Toothless Brussels policy only gave strength to nationalist parties in many European countries including the Czech Republic. Now, the nationalist politicians are preparing their forces for the battle over the European Parliament. Matteo Salvini recently discussed a new Eurosceptical alliance in Warsaw, paving the way for Italy and Poland to join their forces. According to Salvini, Europe should get back to its roots, it needs less bureaucracy and more family values.

Viktor Orban called upon Hungarians to reject globalization and support patriotism in the upcoming elections. He believes that those who are in power in Brussels seek to replace an alliance of the free nations with a European empire and claims that allies of the empire are also proponents of migration and multiculturalism, thus they purposely don’t defend Europeans against hordes of migrants.

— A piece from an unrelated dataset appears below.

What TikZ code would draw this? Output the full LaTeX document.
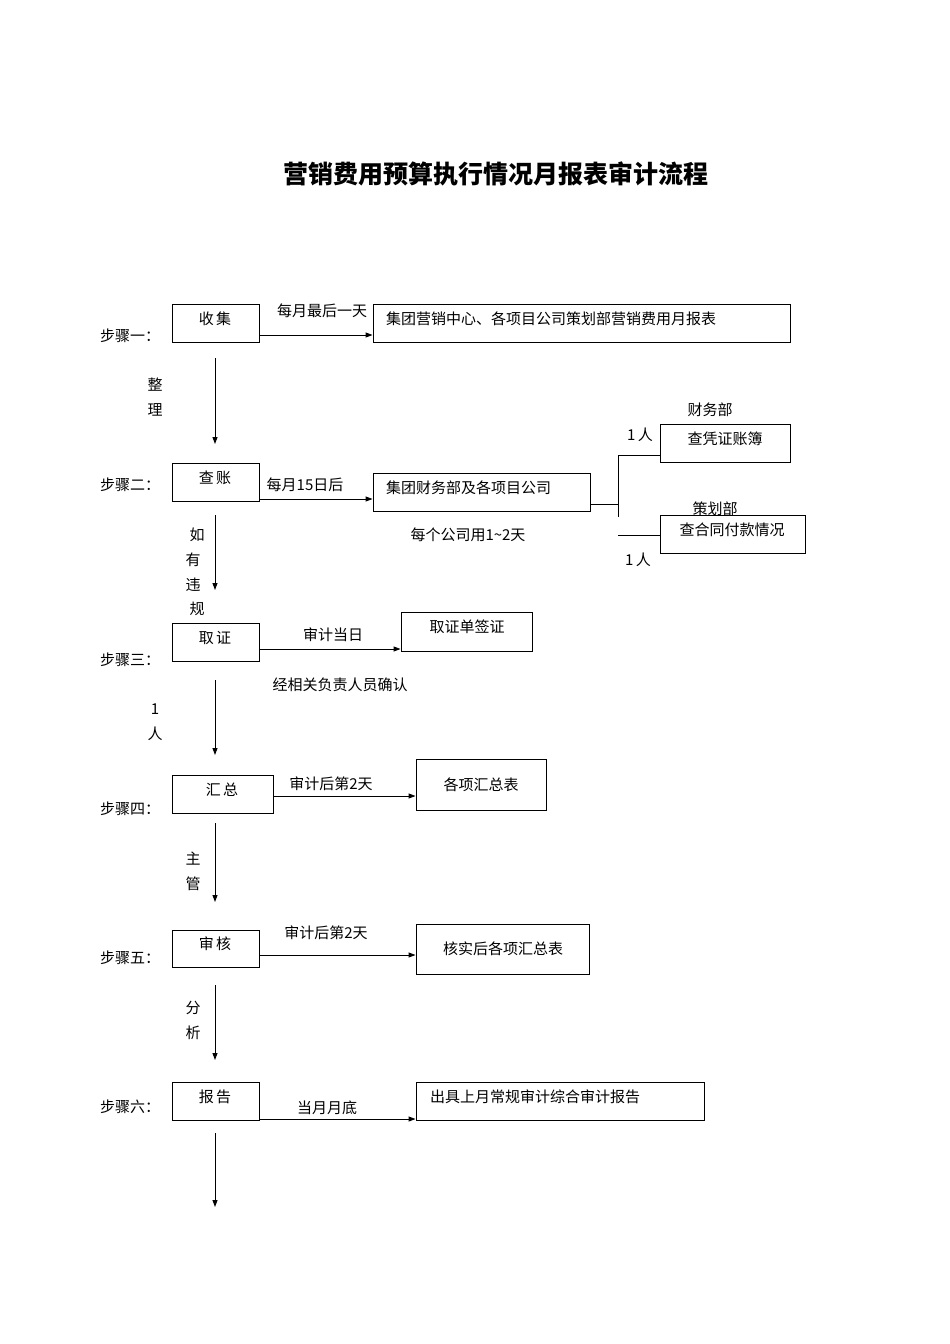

Overall, migration is still a hot topic in Europe. In Germany, for example, the Bundestag extended a list of safe countries, to which it is easier to return migrants. MEPs continue to discuss migration as well. They called on European leaders to proceed with the asylum and migration policy reform, while far-right politicians and populists see closed borders as the only option.

That said, the current balance of power in the EP could change. Either way, it looks like the Christian Democrats and the Socialists are going to lose majority.

Meanwhile in the Czech Republic, parties finish with their candidates’ lists. Criticism towards the EU will be certainly included in campaigns.